Candlelight Christmas Returns at Fort Caspar
On Saturday, hundreds of people and families showed up at Fort Caspar after it had been canceled for the past two years due to the pandemic.
Rick Young, the Museum Director of Fort Caspar, said they've been doing this event for the past 20 years and usually get around 1,000 people to show up.
Young said they had around 30 actors doing reenactments of what life was like in the 1800s for people celebrating Christmas.
"What you've got is a lot of reenactors down at the fort and it's an opportunity to see the fort at night, and in the winter, with the candle lanterns going, maybe get a glimpse of what it was like in 1865 during a frontier Christmas...we also have the Wyoming fiddler's association playing music, we've got an opportunity for kids crafts here in the museum," Young said. "They're making and decorating ornaments. Then you have all the actors around the various rooms in fort buildings."
Young has been with the museum for 37 years and started doing the event because he saw something similar done at a museum he used to work at and thought it would work here.

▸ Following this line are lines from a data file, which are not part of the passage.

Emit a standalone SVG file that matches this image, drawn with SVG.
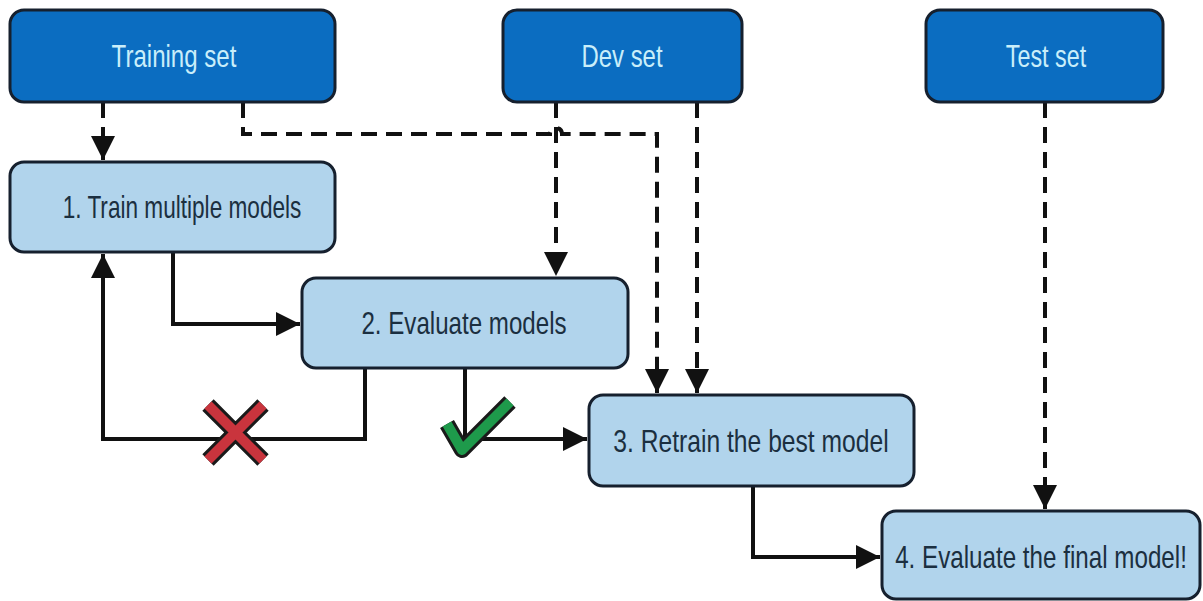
<svg xmlns="http://www.w3.org/2000/svg" width="1203" height="601" viewBox="0 0 1203 601">
<defs>
<style>
.src rect{fill:#0b6dc1;stroke:#16202e;stroke-width:3}
.src text{fill:#c9eefa;font-family:"Liberation Sans",Arial,sans-serif;font-size:31px;text-anchor:middle}
.step rect{fill:#b1d4ec;stroke:#16202e;stroke-width:3}
.step text{fill:#1b2f40;font-family:"Liberation Sans",Arial,sans-serif;font-size:31px;text-anchor:middle}
.dash{fill:none;stroke:#111;stroke-width:4;stroke-dasharray:16 9}
.solid{fill:none;stroke:#111;stroke-width:4}
</style>
<marker id="arr" markerUnits="userSpaceOnUse" markerWidth="24" markerHeight="24" viewBox="0 0 20 20" refX="20" refY="10" orient="auto">
<path d="M0,0 L20,10 L0,20 Z" fill="#111"/>
</marker>
</defs>
<rect width="1203" height="601" fill="#ffffff"/>
<g id="connectors">
<path class="dash" d="M103,102 V160" marker-end="url(#arr)"/>
<path class="dash" d="M243,102 V134 H550 A6,6 0 0 1 562,134 H657 V393" marker-end="url(#arr)"/>
<path class="dash" d="M556,102 V276" marker-end="url(#arr)"/>
<path class="dash" d="M697,102 V393" marker-end="url(#arr)"/>
<path class="dash" d="M1045,102 V509" marker-end="url(#arr)"/>
<path class="solid" d="M173,252 V324 H300" marker-end="url(#arr)"/>
<path class="solid" d="M365,368 V439 H103 V254" marker-end="url(#arr)"/>
<path class="solid" d="M465,368 V439 H587" marker-end="url(#arr)"/>
<path class="solid" d="M753,486 V557 H880" marker-end="url(#arr)"/>
</g>
<g id="cross">
<path d="M208,405 L263,460 M263,405 L208,460" stroke="#1a1a1a" stroke-width="16" fill="none"/>
<path d="M208,405 L263,460 M263,405 L208,460" stroke="#c9343d" stroke-width="10" fill="none"/>
</g>
<g id="check">
<path d="M447,424 L462,450 L510,402" stroke="#1a1a1a" stroke-width="16" fill="none" stroke-linejoin="round"/>
<path d="M447,424 L462,450 L510,402" stroke="#1e9a4b" stroke-width="10" fill="none" stroke-linejoin="round"/>
</g>
<g id="training-set" class="src">
<rect x="10" y="10" width="325" height="92" rx="14"/>
<text transform="translate(174,67) scale(0.78,1)" textLength="160" lengthAdjust="spacingAndGlyphs">Training set</text>
</g>
<g id="dev-set" class="src">
<rect x="503" y="10" width="239" height="92" rx="14"/>
<text transform="translate(622,67) scale(0.78,1)" textLength="104" lengthAdjust="spacingAndGlyphs">Dev set</text>
</g>
<g id="test-set" class="src">
<rect x="926" y="10" width="237" height="92" rx="14"/>
<text transform="translate(1046,67) scale(0.78,1)" textLength="103" lengthAdjust="spacingAndGlyphs">Test set</text>
</g>
<g id="step1" class="step">
<rect x="10" y="162" width="325" height="90" rx="14"/>
<text transform="translate(182,218) scale(0.78,1)" textLength="306" lengthAdjust="spacingAndGlyphs">1. Train multiple models</text>
</g>
<g id="step2" class="step">
<rect x="302" y="278" width="326" height="90" rx="14"/>
<text transform="translate(464,334) scale(0.78,1)" textLength="263" lengthAdjust="spacingAndGlyphs">2. Evaluate models</text>
</g>
<g id="step3" class="step">
<rect x="589" y="395" width="325" height="91" rx="14"/>
<text transform="translate(751,452) scale(0.78,1)" textLength="353" lengthAdjust="spacingAndGlyphs">3. Retrain the best model</text>
</g>
<g id="step4" class="step">
<rect x="882" y="511" width="318" height="88" rx="14"/>
<text transform="translate(1041,568) scale(0.78,1)" textLength="374" lengthAdjust="spacingAndGlyphs">4. Evaluate the final model!</text>
</g>
</svg>
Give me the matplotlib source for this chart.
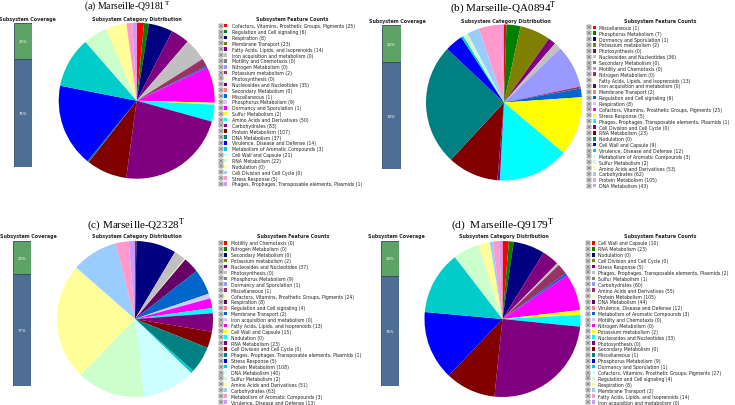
import numpy as np
import matplotlib
matplotlib.use('Agg')
import matplotlib.pyplot as plt

plt.rcParams['mathtext.fontset'] = 'stix'

W, H = 735, 406

# SEED subsystem palette (legend order)
palette = ['#ff0000', '#008000', '#000080', '#808000', '#800080', '#c0c0c0', '#808080',
           '#9999ff', '#993366', '#ffffcc', '#660066', '#ff8080', '#0066cc', '#ccccff',
           '#ff00ff', '#ffff00', '#00ffff', '#800080', '#800000', '#008080', '#0000ff',
           '#00cccc', '#ccffff', '#ccffcc', '#ffff99', '#99ccff', '#ff99cc', '#cc99ff']

titles = ['(a) Marseille-Q9181', '(b) Marseille-QA0894', '(c) Marseille-Q2328', '(d)  Marseille-Q9179']

cov_a = [25, 75]
cov_b = [26, 74]
cov_c = [23, 77]
cov_d = [24, 76]

# pie shares (%) by palette slot
pie_a = [1.5, 1.0, 5.0, 0, 3.8, 4.7, 0, 0, 1.7, 0, 0, 0, 0.3, 0, 7.4, 0.4, 3.5, 22.8, 8.4, 0.3,
         17.2, 10.5, 0, 5.0, 4.3, 0, 1.2, 0.9]
pie_b = [0.5, 2.9, 0, 6.3, 1.6, 1.5, 0, 8.8, 0.4, 0, 0, 0, 1.8, 0, 0, 12.2, 14.6, 0.5, 10.5, 25.0,
         3.7, 0.5, 0, 1.0, 0, 2.5, 4.6, 0.6]
pie_c = [0.3, 0, 8.3, 0, 0, 2.4, 0, 0, 0, 0.2, 3.3, 0, 5.3, 1.0, 2.0, 0, 1.1, 3.8, 3.4, 5.6,
         0, 0.6, 11.0, 14.2, 24.2, 9.6, 2.7, 1.3]
pie_d = [1.3, 1.0, 6.5, 0, 3.5, 0.5, 0, 0, 2.2, 0, 0, 0, 0.5, 0, 7.6, 1.0, 2.4, 25.0, 10.4, 0,
         14.3, 13.1, 0, 5.4, 2.4, 0.6, 1.3, 0.7]

labels_a = ['Cofactors, Vitamins, Prosthetic Groups, Pigments', 'Regulation and Cell signaling',
            'Respiration', 'Membrane Transport', 'Fatty Acids, Lipids, and Isoprenoids',
            'Iron acquisition and metabolism', 'Motility and Chemotaxis', 'Nitrogen Metabolism',
            'Potassium metabolism', 'Photosynthesis', 'Nucleosides and Nucleotides',
            'Secondary Metabolism', 'Miscellaneous', 'Phosphorus Metabolism',
            'Dormancy and Sporulation', 'Sulfur Metabolism', 'Amino Acids and Derivatives',
            'Carbohydrates', 'Protein Metabolism', 'DNA Metabolism', 'Virulence, Disease and Defense',
            'Metabolism of Aromatic Compounds', 'Cell Wall and Capsule', 'RNA Metabolism',
            'Nodulation', 'Cell Division and Cell Cycle', 'Stress Response',
            'Phages, Prophages, Transposable elements, Plasmids']
counts_a = [25, 6, 8, 23, 14, 0, 0, 0, 2, 0, 35, 0, 1, 9, 1, 2, 50, 83, 107, 37, 14, 3, 21, 22, 0, 0, 5, 1]

labels_b = ['Miscellaneous', 'Phosphorus Metabolism', 'Dormancy and Sporulation',
            'Potassium metabolism', 'Photosynthesis', 'Nucleosides and Nucleotides',
            'Secondary Metabolism', 'Motility and Chemotaxis', 'Nitrogen Metabolism',
            'Fatty Acids, Lipids, and Isoprenoids', 'Iron acquisition and metabolism',
            'Membrane Transport', 'Regulation and Cell signaling', 'Respiration',
            'Cofactors, Vitamins, Prosthetic Groups, Pigments', 'Stress Response',
            'Phages, Prophages, Transposable elements, Plasmids', 'Cell Division and Cell Cycle',
            'RNA Metabolism', 'Nodulation', 'Cell Wall and Capsule', 'Virulence, Disease and Defense',
            'Metabolism of Aromatic Compounds', 'Sulfur Metabolism', 'Amino Acids and Derivatives',
            'Carbohydrates', 'Protein Metabolism', 'DNA Metabolism']
counts_b = [1, 7, 1, 2, 0, 36, 0, 0, 0, 13, 0, 2, 6, 8, 25, 5, 1, 0, 23, 0, 9, 12, 3, 2, 53, 62, 105, 43]

labels_c = ['Motility and Chemotaxis', 'Nitrogen Metabolism', 'Secondary Metabolism',
            'Potassium metabolism', 'Nucleosides and Nucleotides', 'Photosynthesis',
            'Phosphorus Metabolism', 'Dormancy and Sporulation', 'Miscellaneous',
            'Cofactors, Vitamins, Prosthetic Groups, Pigments', 'Respiration',
            'Regulation and Cell signaling', 'Membrane Transport', 'Iron acquisition and metabolism',
            'Fatty Acids, Lipids, and Isoprenoids', 'Cell Wall and Capsule', 'Nodulation',
            'RNA Metabolism', 'Cell Division and Cell Cycle',
            'Phages, Prophages, Transposable elements, Plasmids', 'Stress Response',
            'Protein Metabolism', 'DNA Metabolism', 'Sulfur Metabolism', 'Amino Acids and Derivatives',
            'Carbohydrates', 'Metabolism of Aromatic Compounds', 'Virulence, Disease and Defense']
counts_c = [0, 0, 0, 2, 37, 0, 9, 1, 1, 24, 8, 4, 2, 0, 13, 15, 0, 23, 0, 1, 5, 108, 40, 2, 51, 63, 3, 13]

labels_d = ['Cell Wall and Capsule', 'RNA Metabolism', 'Nodulation', 'Cell Division and Cell Cycle',
            'Stress Response', 'Phages, Prophages, Transposable elements, Plasmids',
            'Sulfur Metabolism', 'Carbohydrates', 'Amino Acids and Derivatives', 'Protein Metabolism',
            'DNA Metabolism', 'Virulence, Disease and Defense', 'Metabolism of Aromatic Compounds',
            'Motility and Chemotaxis', 'Nitrogen Metabolism', 'Potassium metabolism',
            'Nucleosides and Nucleotides', 'Photosynthesis', 'Secondary Metabolism', 'Miscellaneous',
            'Phosphorus Metabolism', 'Dormancy and Sporulation',
            'Cofactors, Vitamins, Prosthetic Groups, Pigments', 'Regulation and Cell signaling',
            'Respiration', 'Membrane Transport', 'Fatty Acids, Lipids, and Isoprenoids',
            'Iron acquisition and metabolism']
counts_d = [10, 23, 0, 0, 5, 2, 1, 60, 55, 105, 44, 12, 3, 0, 0, 2, 33, 0, 0, 1, 9, 1, 27, 4, 8, 2, 14, 0]

# layout in pixels for each panel
layout = [
    dict(bar=(14, 24, 18, 144), cov_t=(27, 19), pie=(136.7, 101.7), cat_t=(137, 19), title=(127, 7, 7.0),
         leg=(220.5, 225.5, 232, 26.7, 185, 369), leg_t=(292, 19)),
    dict(bar=(382, 26, 19, 144), cov_t=(397, 21), pie=(504, 103.5), cat_t=(506, 21), title=(503, 7.5, 8.0),
         leg=(588.5, 594.5, 599, 28.3, 186.7, 735), leg_t=(660, 21)),
    dict(bar=(13, 242, 18, 145), cov_t=(28, 237), pie=(135, 320), cat_t=(137, 237), title=(136, 225, 8.0),
         leg=(220.5, 225.5, 231, 244, 403, 369), leg_t=(293, 237)),
    dict(bar=(381, 242, 18, 145), cov_t=(396, 237), pie=(502.5, 320), cat_t=(504, 237), title=(503, 225, 8.2),
         leg=(587.5, 593.5, 598, 244, 403, 735), leg_t=(660, 237)),
]

fig = plt.figure(figsize=(W / 100, H / 100), dpi=100)


def px_axes(x, y, w, h):
    ax = fig.add_axes([x / W, 1 - (y + h) / H, w / W, h / H])
    ax.set_axis_off()
    return ax


def ftext(x, y, s, **kw):
    fig.text(x / W, 1 - y / H, s, **kw)


covs = [cov_a, cov_b, cov_c, cov_d]
pies = [pie_a, pie_b, pie_c, pie_d]
labels = [labels_a, labels_b, labels_c, labels_d]
counts = [counts_a, counts_b, counts_c, counts_d]

for k in range(4):
    L = layout[k]
    # coverage bar
    bx, by, bw, bh = L['bar']
    ax = px_axes(bx, by, bw, bh)
    inside, outside = covs[k]
    ax.bar(0, outside, width=1, bottom=0, color='#4e6e93', edgecolor='#33475e', linewidth=0.6)
    ax.bar(0, inside, width=1, bottom=outside, color='#5fa266', edgecolor='#33475e', linewidth=0.6)
    ax.set_xlim(-0.5, 0.5)
    ax.set_ylim(0, 100)
    ax.text(0, outside + inside / 2, f'{inside}%', color='white', fontsize=2.8, ha='center', va='center')
    ax.text(0, outside / 2, f'{outside}%', color='white', fontsize=2.8, ha='center', va='center')
    ftext(*L['cov_t'], 'Subsystem Coverage', fontsize=3.4, fontweight='bold', ha='center', va='center',
          color='#222222')

    # pie
    cx, cy = L['pie']
    r = 78
    ax = px_axes(cx - r, cy - r, 2 * r, 2 * r)
    vals = np.array(pies[k])
    keep = vals > 0
    ax.pie(vals[keep], colors=np.array(palette)[keep], startangle=90, counterclock=False,
           radius=1, wedgeprops=dict(linewidth=0))
    ax.set_xlim(-1, 1)
    ax.set_ylim(-1, 1)
    ftext(*L['cat_t'], 'Subsystem Category Distribution', fontsize=3.4, fontweight='bold',
          ha='center', va='center', color='#222222')

    tx, ty, ts = L['title']
    ftext(tx, ty, titles[k] + r'$^{\mathrm{T}}$', fontsize=ts, family='Liberation Serif',
          ha='center', va='center')

    # legend list
    xi, xs, xt, y0, y1, xr = L['leg']
    n = len(labels[k])
    step = (y1 - y0) / (n - 1)
    ax = px_axes(xi - 4, y0 - step / 2, xr - (xi - 4), (y1 - y0) + step)
    ax.set_xlim(xi - 4, xr)
    ax.set_ylim(n - 0.5, -0.5)
    rows = np.arange(n)
    ax.scatter(np.full(n, xi), rows, marker='s', s=5.5, facecolor='#e0e0e0', edgecolor='#555555',
               linewidth=0.35)
    ax.scatter(np.full(n, xi), rows, marker='+', s=3, color='#333333', linewidth=0.35)
    ax.scatter(np.full(n, xs), rows, marker='s', s=6.5, c=palette, edgecolors='none')
    for i in rows:
        ax.text(xt, i, f'{labels[k][i]} ({counts[k][i]})', fontsize=3.3, va='center', ha='left',
                color='#222222', clip_on=True)
    ftext(*L['leg_t'], 'Subsystem Feature Counts', fontsize=3.4, fontweight='bold', ha='center',
          va='center', color='#222222')

fig.savefig('out.png', dpi=100)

"I worked at another museum and they did a winter candlelight activity. It was something I wanted to bring here whenever I came to Casper," Young said. "It was well received at the other museum I worked at, and I thought it would be a program here that people in Casper would enjoy as well. It's been a fun event for us. There's no admission fee, so it's one of the opportunities for the museum to give back to people with a free public event...Well, we're certainly hoping that now that we're bringing it back to a live event people will be excited about it and want to come out and see it."